### Stored items from a collection
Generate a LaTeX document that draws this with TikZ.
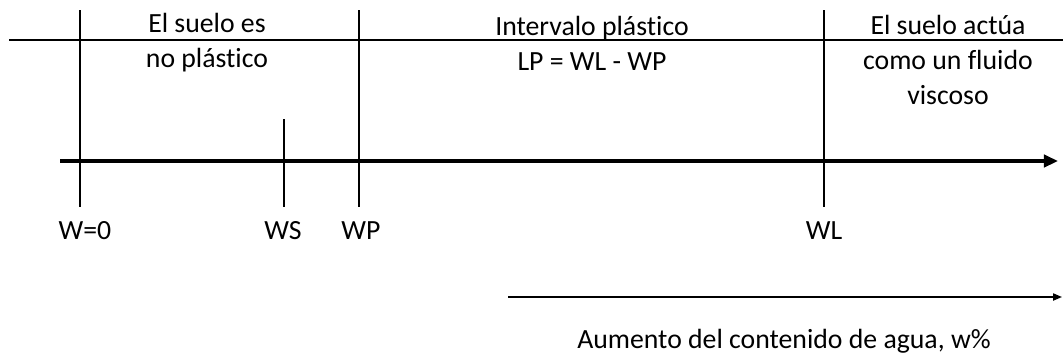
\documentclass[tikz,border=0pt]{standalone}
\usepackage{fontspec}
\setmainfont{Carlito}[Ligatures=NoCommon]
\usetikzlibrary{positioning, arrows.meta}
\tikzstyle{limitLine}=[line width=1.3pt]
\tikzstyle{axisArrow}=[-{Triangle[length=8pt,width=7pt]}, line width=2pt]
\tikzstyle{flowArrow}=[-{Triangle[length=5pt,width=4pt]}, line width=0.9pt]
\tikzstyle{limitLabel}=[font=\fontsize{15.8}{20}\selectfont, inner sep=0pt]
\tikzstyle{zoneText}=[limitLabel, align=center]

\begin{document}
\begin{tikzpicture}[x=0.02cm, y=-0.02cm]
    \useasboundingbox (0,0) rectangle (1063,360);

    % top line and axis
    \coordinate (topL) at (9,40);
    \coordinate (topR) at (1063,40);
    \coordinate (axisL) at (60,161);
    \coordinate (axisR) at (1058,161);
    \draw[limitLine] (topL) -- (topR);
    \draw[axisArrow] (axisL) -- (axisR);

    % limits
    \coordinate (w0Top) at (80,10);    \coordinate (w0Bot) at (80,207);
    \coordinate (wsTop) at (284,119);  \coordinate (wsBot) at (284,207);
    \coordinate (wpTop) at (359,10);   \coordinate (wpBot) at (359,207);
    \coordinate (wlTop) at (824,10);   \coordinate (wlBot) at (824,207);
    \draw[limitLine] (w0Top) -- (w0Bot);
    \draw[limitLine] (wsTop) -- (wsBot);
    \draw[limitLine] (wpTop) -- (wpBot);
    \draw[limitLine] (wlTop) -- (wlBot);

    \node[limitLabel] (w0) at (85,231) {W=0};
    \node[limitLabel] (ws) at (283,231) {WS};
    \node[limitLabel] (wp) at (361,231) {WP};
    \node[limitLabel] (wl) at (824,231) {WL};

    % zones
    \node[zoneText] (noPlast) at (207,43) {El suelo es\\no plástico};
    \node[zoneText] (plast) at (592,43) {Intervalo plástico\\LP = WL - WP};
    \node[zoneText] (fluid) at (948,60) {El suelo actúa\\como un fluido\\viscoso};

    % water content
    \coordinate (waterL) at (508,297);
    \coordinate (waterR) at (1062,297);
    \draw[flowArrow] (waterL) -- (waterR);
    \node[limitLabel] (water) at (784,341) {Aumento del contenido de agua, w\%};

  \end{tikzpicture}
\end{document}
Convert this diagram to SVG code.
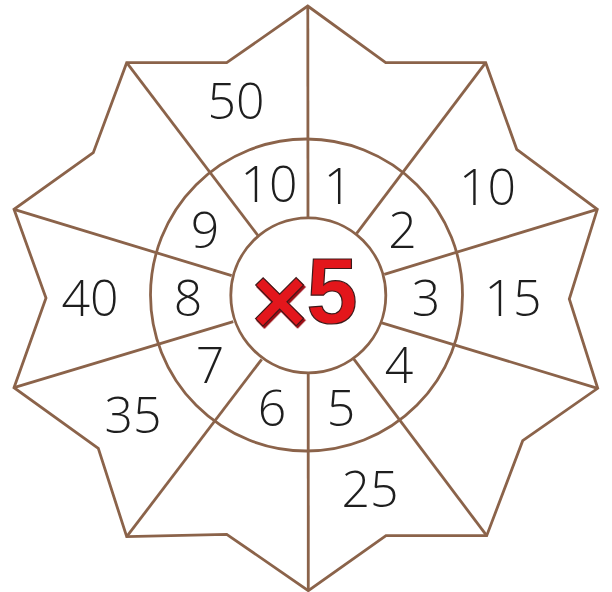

### GOAL
Read through the lines above and collect those that contain the string "this".

### OUTPUT OF THE EXERCISE
Generate a LaTeX document that draws this with TikZ.
Convert this diagram to SVG code.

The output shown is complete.